Reform of the account system is also holding up Euroclear’s long-planned introduction of a single clearing and custody platform for both Finland and Sweden. Indeed the account system has already led to the abandonment of an early plan to amalgamate clearing for the Nordic countries with the UK and Benelux countries. “The next issue facing us is the implementation of Target 2 Securities,” adds Kuitunen. ‘We need to make these changes before its advent or we will face cost duplication on IT systems.”
There remain 81 investment firms and banks authorised to hold client securities under custody. These include the three biggest banks in Finland, all of which have strategies to act as local custodians for the Nordic region, Sweden, Finland, Denmark, and possibly the three small Baltic republics, Latvia, Lithuania and Estonia. Norway, meanwhile, has opted for a policy of institutional independence with its own central clearing depositary and markets.
Audited data on market share is not available but by common consent; Nordea Bank Finland, part of the Danish Nordea group, is the largest local custodian. The Finnish OP-Pohjola Group sits in second place, with a large share of the retail market as well as institutional clients. Danske Bank takes third place after some years ago purchasing Finland’s Sampo Bank, which was split from the still independent Sampo Insurance Company. Swedbank and Handeslbanken also offer third-party local custody services in Finland but after this most of the remaining providers only service client or captive assets. There is no legal requirement for pension insurance companies to use external custodians; some perform this function in-house.
Finnish custodians are required to obtain a licence from the Finnish Financial Supervision Authority. The capital requirements for a local custodian are not high; the minimum capital requirement is €730,000, increased to €5m if also providing investment services. However there is no sign that any of the global custodians are going to become local custodians in the Finnish market. Even JP Morgan, the only global custodian with a permanent office in Helsinki, uses local custodians for local assets. Indeed, Nordea sold its global custody division to JP Morgan some years ago.

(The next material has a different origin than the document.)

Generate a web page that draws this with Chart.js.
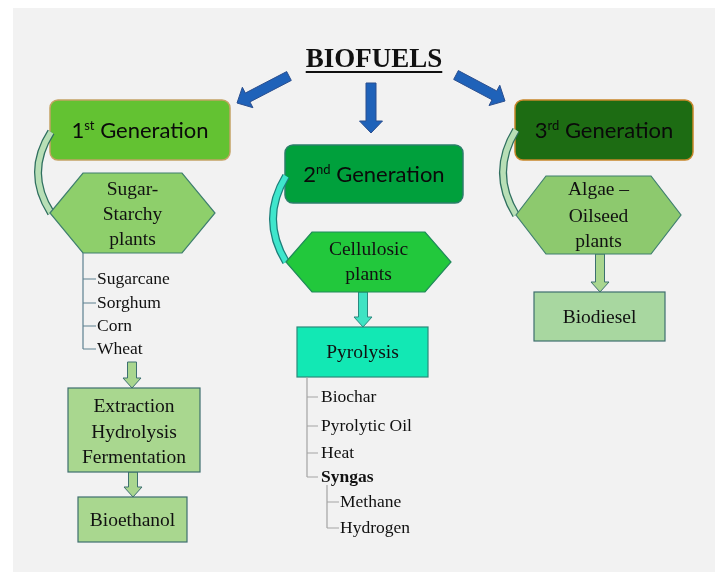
<!DOCTYPE html>
<html>
<head>
<meta charset="utf-8">
<script src="https://cdn.jsdelivr.net/npm/chart.js@4"></script>
<style>
  body { margin: 0; background: #ffffff; }
  #wrap { width: 715px; height: 572px; }
</style>
</head>
<body>
<div id="wrap"><canvas id="diagram" width="715" height="572"></canvas></div>
<script>
// Biofuels flow diagram drawn on a hidden-axis scatter chart
const title = 'BIOFUELS';
const genNumbers = ['1', '2', '3'];
const genSuffixes = ['st', 'nd', 'rd'];
const feedstocks = [['Sugar-', 'Starchy', 'plants'], ['Cellulosic', 'plants'], ['Algae –', 'Oilseed', 'plants']];
const firstGenCrops = ['Sugarcane', 'Sorghum', 'Corn', 'Wheat'];
const firstGenSteps = ['Extraction', 'Hydrolysis', 'Fermentation'];
const firstGenProduct = 'Bioethanol';
const secondGenProcess = 'Pyrolysis';
const pyrolysisProducts = ['Biochar', 'Pyrolytic Oil', 'Heat', 'Syngas'];
const syngasParts = ['Methane', 'Hydrogen'];
const thirdGenProduct = 'Biodiesel';

// layout of the diagram in scale units (x 0..715, y 0..572 top-down)
const genBoxes = [
    { x: 50, y: 100, w: 180, h: 60, fill: '#63c232', stroke: '#c4a364' },
    { x: 285, y: 145, w: 178, h: 58, fill: '#00a03c', stroke: '#2b7f6a' },
    { x: 515, y: 100, w: 178, h: 60, fill: '#1d6c13', stroke: '#c8862a' }
];
const hexes = [
    { x: 50, y: 173, w: 165, h: 80, inset: 33, fill: '#8ecf6b', stroke: '#3f7f6f', lines: [190, 215, 240] },
    { x: 286, y: 232, w: 165, h: 60, inset: 26, fill: '#22c83c', stroke: '#1f8a5a', lines: [250, 275] },
    { x: 516, y: 176, w: 165, h: 78, inset: 30, fill: '#8dc96e', stroke: '#3f7f6f', lines: [190, 217, 242] }
];
const connectors = [
    { x: 51, y1: 132, y2: 213, cx: 25, fill: '#b8dfb6', stroke: '#2f6f5f' },
    { x: 286, y1: 176, y2: 262, cx: 260, fill: '#3fe6cc', stroke: '#1c7f7a' },
    { x: 516, y1: 130, y2: 215, cx: 490, fill: '#b8dfb6', stroke: '#2f6f5f' }
];
const rectBoxes = [
    { x: 68, y: 388, w: 132, h: 84, fill: '#a9d78f', stroke: '#3e6e6e', lines: firstGenSteps, ly: [407, 433, 458] },
    { x: 78, y: 497, w: 109, h: 45, fill: '#a9d78f', stroke: '#3e6e6e', lines: [firstGenProduct], ly: [521] },
    { x: 297, y: 327, w: 131, h: 50, fill: '#12e8b4', stroke: '#2a8a7a', lines: [secondGenProcess], ly: [353] },
    { x: 534, y: 292, w: 131, h: 49, fill: '#a8d7a0', stroke: '#3e6e6e', lines: [thirdGenProduct], ly: [318] }
];
const blueArrows = [
    { x1: 289, y1: 76, x2: 237, y2: 103 },
    { x1: 371, y1: 83, x2: 371, y2: 133 },
    { x1: 456, y1: 75, x2: 505, y2: 101 }
];
const greenArrows = [
    { x: 132, y1: 362, y2: 388, fill: '#a9d68f', stroke: '#3d7070' },
    { x: 133, y1: 472, y2: 497, fill: '#a9d68f', stroke: '#3d7070' },
    { x: 363, y1: 292, y2: 327, fill: '#3fe3c3', stroke: '#2a8a80' },
    { x: 600, y1: 254, y2: 292, fill: '#a9d68f', stroke: '#3d7070' }
];

const SERIF = '"Liberation Serif", "DejaVu Serif", serif';
const SANS = 'Lato, "Open Sans", sans-serif';

function blockArrow(ctx, x1, y1, x2, y2, shaft, head, headLen) {
    const dx = x2 - x1, dy = y2 - y1;
    const len = Math.hypot(dx, dy);
    const ux = dx / len, uy = dy / len;
    const nx = -uy, ny = ux;
    const bx = x2 - ux * headLen, by = y2 - uy * headLen;
    ctx.beginPath();
    ctx.moveTo(x1 + nx * shaft / 2, y1 + ny * shaft / 2);
    ctx.lineTo(bx + nx * shaft / 2, by + ny * shaft / 2);
    ctx.lineTo(bx + nx * head / 2, by + ny * head / 2);
    ctx.lineTo(x2, y2);
    ctx.lineTo(bx - nx * head / 2, by - ny * head / 2);
    ctx.lineTo(bx - nx * shaft / 2, by - ny * shaft / 2);
    ctx.lineTo(x1 - nx * shaft / 2, y1 - ny * shaft / 2);
    ctx.closePath();
}

function roundRect(ctx, x, y, w, h, r) {
    ctx.beginPath();
    ctx.moveTo(x + r, y);
    ctx.arcTo(x + w, y, x + w, y + h, r);
    ctx.arcTo(x + w, y + h, x, y + h, r);
    ctx.arcTo(x, y + h, x, y, r);
    ctx.arcTo(x, y, x + w, y, r);
    ctx.closePath();
}

const diagramPlugin = {
    id: 'diagram',
    beforeDatasetsDraw(chart) {
        const ctx = chart.ctx;
        const sx = chart.scales.x, sy = chart.scales.y;
        const px = v => sx.getPixelForValue(v);
        const py = v => sy.getPixelForValue(v);
        ctx.save();

        // gray panel
        ctx.fillStyle = '#f2f2f2';
        ctx.fillRect(px(13), py(8), px(715) - px(13), py(572) - py(8));

        // title
        ctx.fillStyle = '#111';
        ctx.font = 'bold 27px ' + SERIF;
        ctx.textAlign = 'center';
        ctx.textBaseline = 'alphabetic';
        ctx.fillText(title, px(374), py(67));
        const tw = ctx.measureText(title).width;
        ctx.fillRect(px(374) - tw / 2, py(71), tw, 2);

        // blue arrows
        blueArrows.forEach(a => {
            blockArrow(ctx, px(a.x1), py(a.y1), px(a.x2), py(a.y2), 10, 23, 12);
            ctx.fillStyle = '#1f62b9';
            ctx.fill();
            ctx.strokeStyle = '#2b4f8f';
            ctx.lineWidth = 1;
            ctx.stroke();
        });

        // generation boxes
        genBoxes.forEach((b, i) => {
            roundRect(ctx, px(b.x), py(b.y), px(b.x + b.w) - px(b.x), py(b.y + b.h) - py(b.y), 8);
            ctx.fillStyle = b.fill;
            ctx.fill();
            ctx.strokeStyle = b.stroke;
            ctx.lineWidth = 1.5;
            ctx.stroke();
            const big = '22px ' + SANS, small = '13px ' + SANS;
            ctx.font = big;
            const w1 = ctx.measureText(genNumbers[i]).width;
            const w3 = ctx.measureText(' Generation').width;
            ctx.font = small;
            const w2 = ctx.measureText(genSuffixes[i]).width;
            let x = px(b.x + b.w / 2) - (w1 + w2 + w3) / 2;
            const base = py(b.y + b.h / 2) + 8;
            ctx.textAlign = 'left';
            ctx.fillStyle = '#0a0a0a';
            ctx.font = big;
            ctx.fillText(genNumbers[i], x, base);
            x += w1;
            ctx.font = small;
            ctx.fillText(genSuffixes[i], x, base - 8);
            x += w2;
            ctx.font = big;
            ctx.fillText(' Generation', x, base);
        });

        // curved connectors
        connectors.forEach(c => {
            ctx.beginPath();
            ctx.moveTo(px(c.x), py(c.y1));
            ctx.quadraticCurveTo(px(c.cx), py((c.y1 + c.y2) / 2), px(c.x), py(c.y2));
            ctx.lineCap = 'butt';
            ctx.strokeStyle = c.stroke;
            ctx.lineWidth = 8;
            ctx.stroke();
            ctx.strokeStyle = c.fill;
            ctx.lineWidth = 5.5;
            ctx.stroke();
        });

        // green down arrows
        greenArrows.forEach(a => {
            blockArrow(ctx, px(a.x), py(a.y1), px(a.x), py(a.y2), 9, 18, 10);
            ctx.fillStyle = a.fill;
            ctx.fill();
            ctx.strokeStyle = a.stroke;
            ctx.lineWidth = 1;
            ctx.stroke();
        });

        // feedstock hexagons
        hexes.forEach((h, i) => {
            const l = px(h.x), r = px(h.x + h.w), t = py(h.y), b = py(h.y + h.h);
            const m = (t + b) / 2, ins = px(h.x + h.inset) - l;
            ctx.beginPath();
            ctx.moveTo(l, m);
            ctx.lineTo(l + ins, t);
            ctx.lineTo(r - ins, t);
            ctx.lineTo(r, m);
            ctx.lineTo(r - ins, b);
            ctx.lineTo(l + ins, b);
            ctx.closePath();
            ctx.fillStyle = h.fill;
            ctx.fill();
            ctx.strokeStyle = h.stroke;
            ctx.lineWidth = 1.2;
            ctx.stroke();
            ctx.fillStyle = '#111';
            ctx.font = '19.5px ' + SERIF;
            ctx.textAlign = 'center';
            ctx.textBaseline = 'middle';
            feedstocks[i].forEach((s, k) => ctx.fillText(s, px(h.x + h.w / 2), py(h.lines[k])));
        });

        // process and product boxes
        rectBoxes.forEach(b => {
            ctx.fillStyle = b.fill;
            ctx.fillRect(px(b.x), py(b.y), px(b.x + b.w) - px(b.x), py(b.y + b.h) - py(b.y));
            ctx.strokeStyle = b.stroke;
            ctx.lineWidth = 1.2;
            ctx.strokeRect(px(b.x), py(b.y), px(b.x + b.w) - px(b.x), py(b.y + b.h) - py(b.y));
            ctx.fillStyle = '#111';
            ctx.font = '19.5px ' + SERIF;
            ctx.textAlign = 'center';
            ctx.textBaseline = 'middle';
            b.lines.forEach((s, k) => ctx.fillText(s, px(b.x + b.w / 2), py(b.ly[k])));
        });

        // tree lists
        function tree(x, top, items, ys, tickTo, textX, color, boldLast) {
            ctx.strokeStyle = color;
            ctx.lineWidth = 1.2;
            ctx.beginPath();
            ctx.moveTo(px(x), py(top));
            ctx.lineTo(px(x), py(ys[ys.length - 1]));
            ys.forEach(y => {
                ctx.moveTo(px(x), py(y));
                ctx.lineTo(px(tickTo), py(y));
            });
            ctx.stroke();
            ctx.fillStyle = '#111';
            ctx.textAlign = 'left';
            ctx.textBaseline = 'middle';
            items.forEach((s, k) => {
                const bold = boldLast && k === items.length - 1;
                ctx.font = (bold ? 'bold ' : '') + '17.5px ' + SERIF;
                ctx.fillText(s, px(textX), py(ys[k]));
            });
        }
        tree(83, 253, firstGenCrops, [279, 303, 326, 349], 96, 97, '#5d8090', false);
        tree(307, 377, pyrolysisProducts, [397, 426, 453, 477], 318, 321, '#a3a3a3', true);
        tree(327, 485, syngasParts, [502, 528], 339, 340, '#a3a3a3', false);

        ctx.restore();
    }
};

new Chart(document.getElementById('diagram'), {
    type: 'scatter',
    data: {
        datasets: [{
            data: genBoxes.map(b => ({ x: b.x + b.w / 2, y: b.y + b.h / 2 })),
            pointRadius: 0
        }]
    },
    options: {
        responsive: false,
        animation: false,
        devicePixelRatio: 1,
        layout: { padding: 0 },
        plugins: { legend: { display: false }, tooltip: { enabled: false } },
        scales: {
            x: { type: 'linear', min: 0, max: 715, display: false },
            y: { type: 'linear', min: 0, max: 572, reverse: true, display: false }
        }
    },
    plugins: [diagramPlugin]
});
</script>
</body>
</html>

The global custodians are more interested in the non-Finnish assets of tier-one and tier-two investors. Some of these, notably the seven largest pension insurance companies, have substantial assets under management. They have also diversified out of domestic Finnish equities and bonds. “Finland is small but very globalised,” observes Jyrki Partanen, JP Morgan Worldwide securities services country executive for Finland. All tier-one investors include private equity, derivatives and hedge funds in their portfolios. “They need the services of a global custodian for these new asset classes,” he adds. “They also want state of the art collateral and risk management.”
Nevertheless, even the tier-one investors still tend to be overweight domestic equity and bonds. “These holdings in domestic securities are often strategic and not very actively traded,” cautions Mats Rastedt, director, Nordea Bank Securities Services, Finland. Many Finnish clients holding domestic securities are also less interested in paying high fees for value-added services than low fees for plain vanilla service from a local custodian. “Many bonds are held to maturity,” Rastedt adds.

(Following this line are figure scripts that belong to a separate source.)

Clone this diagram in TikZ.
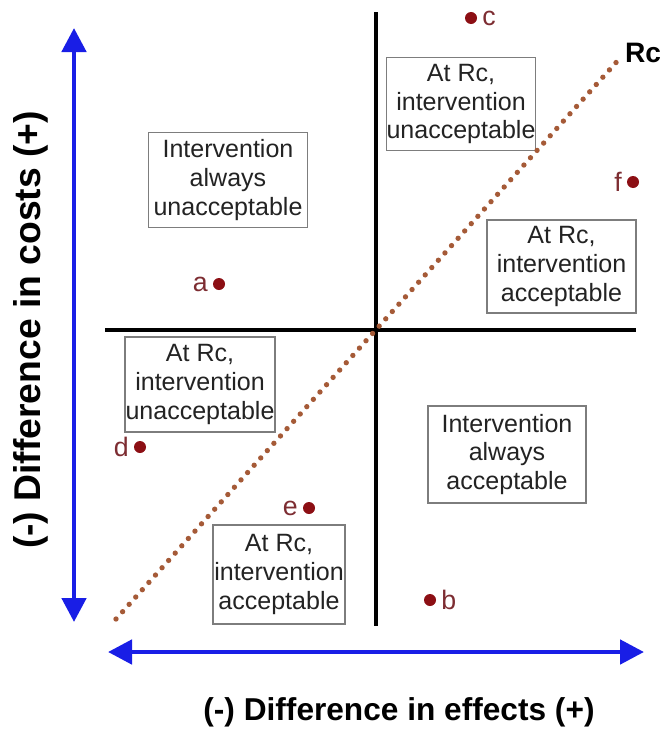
\documentclass[tikz,border=0pt]{standalone}
\usepackage{fontspec}
\setmainfont{Liberation Sans}
\usetikzlibrary{arrows.meta,positioning}
\definecolor{axisBlue}{RGB}{25,30,230}
\definecolor{dotRed}{RGB}{140,15,20}
\definecolor{labelRed}{RGB}{125,45,50}
\definecolor{rcBrown}{RGB}{165,90,55}
\definecolor{boxGray}{RGB}{125,125,125}
\definecolor{textGray}{RGB}{35,35,35}
\tikzset{
  quadbox/.style={draw=boxGray, line width=1pt, fill=white, align=center, text=textGray,
                  font=\fontsize{17.8}{20.6}\selectfont, inner sep=0pt},
  ptdot/.style={circle, fill=dotRed, inner sep=0pt, minimum size=3mm,
                label distance=1pt},
  ptlabel/.style={text=labelRed, font=\fontsize{19}{22}\selectfont},
  axisarrow/.style={{Triangle[length=6mm, width=6mm]}-{Triangle[length=6mm, width=6mm]},
                    line width=3.4pt, draw=axisBlue},
  quadline/.style={line width=2.2pt, draw=black},
  rcline/.style={draw=rcBrown, line width=3.8pt, line cap=round, dash pattern=on 0pt off 7pt}
}

\begin{document}
\begin{tikzpicture}[x=0.025cm, y=-0.025cm]
\useasboundingbox (0,0) rectangle (661,730);

% Axes
\coordinate (ybot) at (74,622);
\coordinate (ytop) at (74,28);
\coordinate (xleft) at (108,652);
\coordinate (xright) at (644,652);
\draw[axisarrow] (ybot) -- (ytop);
\draw[axisarrow] (xleft) -- (xright);
\node[font=\fontsize{26.5}{30}\selectfont\bfseries, rotate=90] (ylabel) at (31,330) {(-) Difference in costs (+)};
\node[font=\fontsize{22.5}{26}\selectfont\bfseries] (xlabel) at (399,712) {(-) Difference in effects (+)};

% Quadrant lines and threshold
\coordinate (vtop) at (376,12);
\coordinate (vbot) at (376,626);
\coordinate (hleft) at (105,330);
\coordinate (hright) at (636,330);
\coordinate (rcstart) at (116,619);
\coordinate (rcend) at (621,57);
\draw[quadline] (vtop) -- (vbot);
\draw[quadline] (hleft) -- (hright);

% Boxes
\node[quadbox, minimum width=3.975cm, minimum height=2.375cm] (alwaysno) at (228,180) {Intervention\\always\\unacceptable};
\node[quadbox, minimum width=3.7cm, minimum height=2.325cm] (rcno1) at (461,104) {At Rc,\\intervention\\unacceptable};
\node[quadbox, minimum width=3.725cm, minimum height=2.325cm] (rcyes1) at (561.5,266.5) {At Rc,\\intervention\\acceptable};
\node[quadbox, minimum width=3.75cm, minimum height=2.375cm] (rcno2) at (200,384.5) {At Rc,\\intervention\\unacceptable};
\node[quadbox, minimum width=3.95cm, minimum height=2.425cm] (alwaysyes) at (507,454.5) {Intervention\\always\\acceptable};
\node[quadbox, minimum width=3.3cm, minimum height=2.475cm] (rcyes2) at (279,574.5) {At Rc,\\intervention\\acceptable};

\draw[rcline] (rcstart) -- (rcend);
\node[font=\fontsize{20}{24}\selectfont\bfseries] (rclabel) at (643,53) {Rc};

% Points
\node[ptdot, label={[ptlabel]left:a}] (pa) at (219,284) {};
\node[ptdot, label={[ptlabel]right:b}] (pb) at (430,600) {};
\node[ptdot, label={[ptlabel]right:c}] (pc) at (471,18) {};
\node[ptdot, label={[ptlabel]left:d}] (pd) at (140,447) {};
\node[ptdot, label={[ptlabel]left:e}] (pe) at (309,508) {};
\node[ptdot, label={[ptlabel]left:f}] (pf) at (633,182) {};
\end{tikzpicture}
\end{document}
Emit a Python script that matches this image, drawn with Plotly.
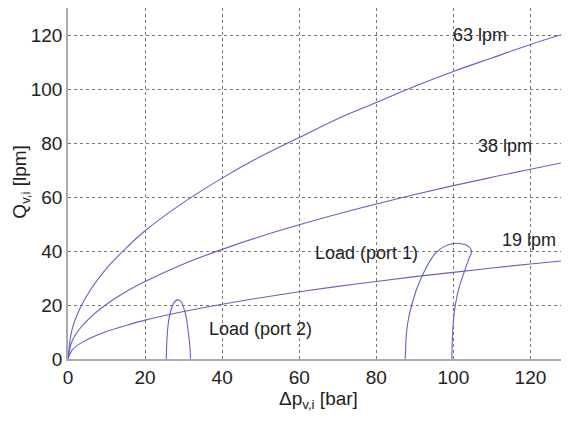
import plotly.graph_objects as go

# Flow curves
x_flow = [0, 1, 3, 6, 10, 15, 20, 30, 40, 50, 60, 70, 80, 90, 100, 110, 120, 130]
q_63 = [0, 10.6, 18.4, 26.0, 33.6, 41.0, 47.5, 58.0, 67.0, 75.0, 82.0, 89.0, 95.0, 101.0, 106.5, 111.5, 116.5, 121.0]
q_38 = [0, 6.4, 11.1, 15.7, 20.3, 24.9, 28.7, 35.2, 40.6, 45.4, 49.7, 53.7, 57.4, 60.9, 64.2, 67.3, 70.3, 73.2]
q_19 = [0, 3.2, 5.6, 7.9, 10.2, 12.4, 14.4, 17.6, 20.3, 22.7, 24.9, 26.9, 28.7, 30.5, 32.1, 33.7, 35.2, 36.6]

# Load trajectories
load2_x = [25.5, 25.6, 25.8, 26.1, 26.6, 27.2, 27.8, 28.5, 29.3, 29.9, 30.6, 31.2, 31.6, 31.8]
load2_y = [0, 5, 10, 14, 17.5, 20.0, 21.4, 21.9, 21.3, 19.5, 16.0, 10.0, 5.0, 0]
load1_x = [87.5, 87.9, 88.5, 89.2, 90.5, 92.2, 93.8, 95.3, 97.9, 100.0, 101.5, 103.0, 104.3, 104.7, 104.0, 103.0, 101.8, 100.9, 100.3, 99.9, 99.7, 99.6]
load1_y = [0, 10.7, 16.0, 20.0, 26.0, 31.7, 36.0, 39.1, 41.9, 42.8, 42.8, 42.4, 41.2, 39.7, 37.0, 33.0, 28.0, 23.0, 18.0, 12.0, 6.0, 0]

labels = ["63 lpm", "38 lpm", "19 lpm", "Load (port 1)", "Load (port 2)"]
label_x = [107, 113.5, 119.5, 77.5, 50]
label_y = [120, 79, 44, 39.3, 11]

FONT = "Liberation Sans, Arial"
line_color = "#6262cc"
fig = go.Figure()
for yy in (q_63, q_38, q_19):
    fig.add_trace(go.Scatter(x=x_flow, y=yy, mode="lines", line=dict(color=line_color, width=1.1, shape="spline"), hoverinfo="skip"))
fig.add_trace(go.Scatter(x=load2_x, y=load2_y, mode="lines", line=dict(color=line_color, width=1.1, shape="spline"), hoverinfo="skip"))
fig.add_trace(go.Scatter(x=load1_x, y=load1_y, mode="lines", line=dict(color=line_color, width=1.1, shape="spline"), hoverinfo="skip"))

for t, lx, ly in zip(labels, label_x, label_y):
    fig.add_annotation(x=lx, y=ly, text=t, showarrow=False, xref="x", yref="y",
                       font=dict(family=FONT, size=18, color="#222"))

fig.add_annotation(x=0.5, y=-0.118, xref="paper", yref="paper", text="Δp<sub>v,i</sub> [bar]",
                   showarrow=False, yanchor="middle", font=dict(family=FONT, size=19, color="#222"))
fig.add_annotation(x=-0.094, y=0.505, xref="paper", yref="paper", text="Q<sub>v,i</sub> [lpm]", textangle=-90,
                   showarrow=False, xanchor="center", yanchor="middle", font=dict(family=FONT, size=19, color="#222"))

axis_common = dict(showgrid=True, gridcolor="#777", griddash="dot", gridwidth=1,
                   showline=True, linecolor="#aaa", linewidth=1.5, mirror=True, automargin=False,
                   zeroline=False, ticks="", tickfont=dict(family=FONT, size=19, color="#222"))
fig.update_xaxes(range=[0, 130], tickvals=[0, 20, 40, 60, 80, 100, 120], **axis_common)
fig.update_yaxes(range=[0, 130], tickvals=[0, 20, 40, 60, 80, 100, 120], **axis_common)

# page body has an 8px margin, so the figure is sized/offset to compensate
fig.update_layout(width=561, height=413, margin=dict(l=60, r=0, t=0, b=62, autoexpand=False),
                  plot_bgcolor="white", paper_bgcolor="white", showlegend=False)
fig.write_html("out.html")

“The premium on the custody service for them is typically very low.” Nordea and its rivals, like Pohjola, offer services such as stock lending, but in Finland strict tax rules make this unprofitable. “Most of our lending arises as a result of handling settlement failure,” says Rastedt.
Competition among the global custodians for tier-one investors is intense. An RFP issued by any of the pension insurance companies can be expected to attract competitive tenders from several global custodians. But the role of third-party pension consultants in Finland is small. The management resources needed for review will typically come from within the relevant institution. As a consequence, reviews tend to be less frequent than in other markets such as the UK or the Netherlands.
“Fees are still very competitively priced in this segment of the market, although local relationships can be a deal breaker,” says Partanen. Having a local, Finnish-speaking team is regarded as an advantage. Once established, custody relationships tend to be medium to long term. “Our clients have a shrewd idea of how much they should pay for our services, and they a strong focus on risk management,” he says.
If the Loppu system is abolished after April next year, the market segment fought over by local Finnish custodians will undoubtedly become more competitive. We can expect the pan-Nordic local custodians to consolidate their market shares. “Our current position as a full service local custodian is sustainable,” argues Rastedt. “We expect to be in this market for years to come.”